You should also see cultural shifts:
- Sales and marketing arguing less about lead quality and collaborating more on lead journey
- Budget decisions based on pipeline impact, not vanity metrics
- More confidence in strategic investments because you can track their long-term influence
- Faster optimization cycles because you know what's working
Taking the First Step
You don't need to build the perfect system tomorrow. Start with these three actions this week:
1. Audit Your Current Data Connections
Map out where your customer interaction data currently lives. Where are the gaps? What's not connected? Prioritize the connections that cover the highest volume of your customer touchpoints.
2. Define Your Key Funnel Stages
Write down the specific stages a customer moves through from first awareness to closed deal in your business. Get sales and marketing in a room to agree on these definitions. This alignment matters more than you think.

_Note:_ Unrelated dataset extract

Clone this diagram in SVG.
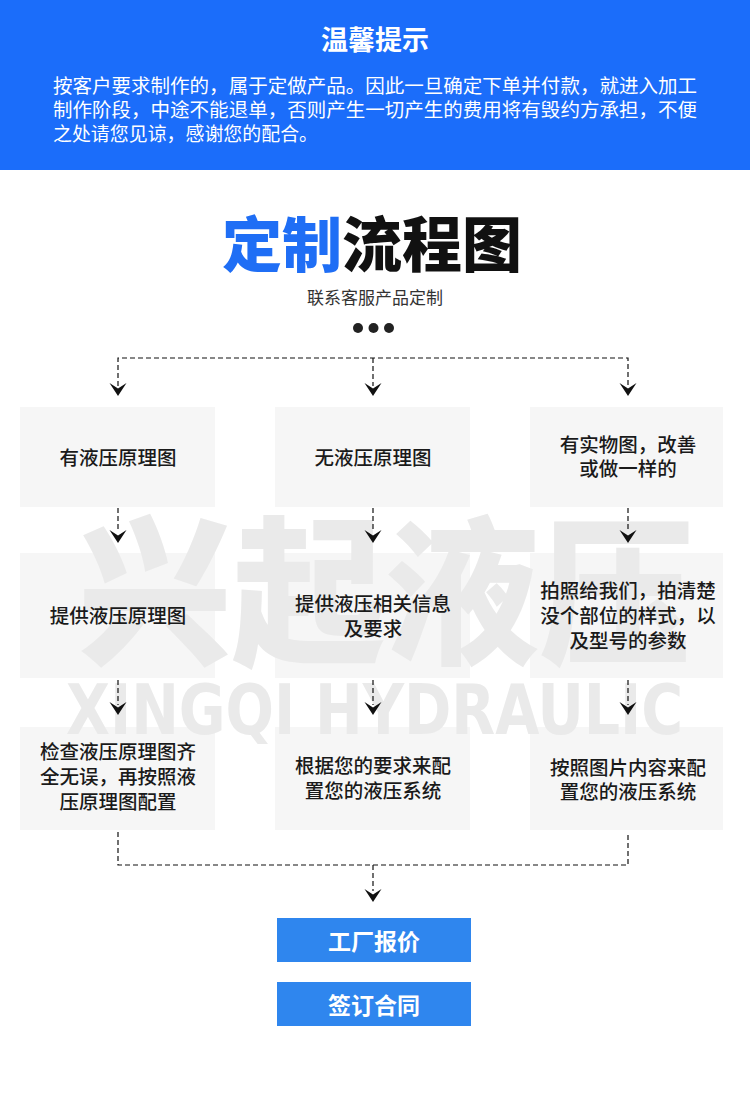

3. Pull a Sample Journey Report
Pick five recently closed deals. Manually trace back every touchpoint each customer had with your business. What patterns emerge? This manual exercise will reveal what you're missing and where to focus your attribution efforts.
Revenue attribution full funnel isn't about buying expensive software or hiring a data scientist. It's about committing to understand the complete story of how your customers find you, evaluate you, and ultimately choose you.
When you see that full story clearly, you make better decisions. Better decisions drive better results. And better results compound over time.
That's the path forward. The question is: Are you ready to see the whole truth about where your revenue really comes from?